The New York Times’ 1619 Project creator Nikole Hannah-Jones said her free after-school literacy program in her hometown of Waterloo, Iowa, will teach black history, not critical race theory.
The program’s goal is to “improve literacy skills and develop a love for reading through liberating instruction centered on Black American history,” according to the 1619 Freedom School website.
“We’re not teaching critical race theory,” Hannah-Jones told the Courier, saying she’s “completely unconcerned” about what critics might say about the program.
CRT holds that America is fundamentally racist, yet it teaches people to view every social interaction and person in terms of race.
Its adherents pursue “antiracism” through the end of merit, objective truth and the adoption of race-based policies.
In June, Iowa’s Republican Gov. Kim Reynolds signed a bill into law that prohibits teaching “divisive concepts” such as that “an individual, by virtue of the individual’s race or sex, is inherently racist, sexist, or oppressive, whether consciously or unconsciously,” but it does not specifically mention CRT.
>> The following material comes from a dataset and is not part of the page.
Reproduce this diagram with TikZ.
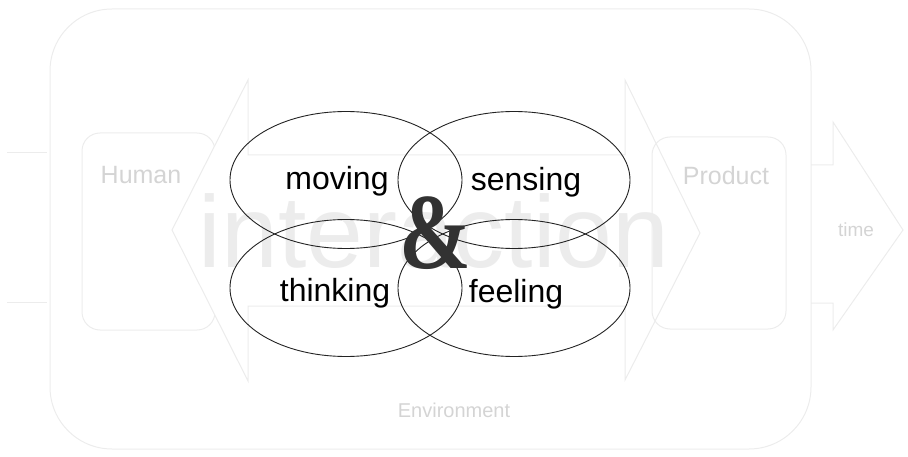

“Parents will opt into the program if they believe in what we’re doing,” Hannah-Jones told the Courier. “And if they don’t, they won’t. I don’t understand how one can criticize an effort to help children to become more literate and excel academically.”
Hannah-Jones told the Courier that the program “has nothing to do with the 1619 Project at all.”
The 1619 Project was created by Hannah-Jones and promotes the idea that America’s “true founding” occurred in 1619 when slaves arrived in the colonies and frames the history of the country around race and slavery.
The 1619 Freedom School is not affiliated with the 1619 Project but its Black History literacy curriculum is particularly important now when states, including Iowa where it’s located, are trying to ban the teaching of histories that center that Black experience.
— Ida Bae Wells (@nhannahjones) August 31, 2021
“Freedom schools” were originally started during the Civil Rights Movement of the 1950s and 1960s to educate black youth about black history and how to fight for equality, the Des Moines Register reported.
“We’re intentional with everything that we’re doing with this … to teach children to fight for their own liberation and to show them that they have a deep, storied past that they can be proud of,” Hannah-Jones told the Register.
“The literature on this is very clear that when Black students are exposed to Black history, they excel — they do better, academically.”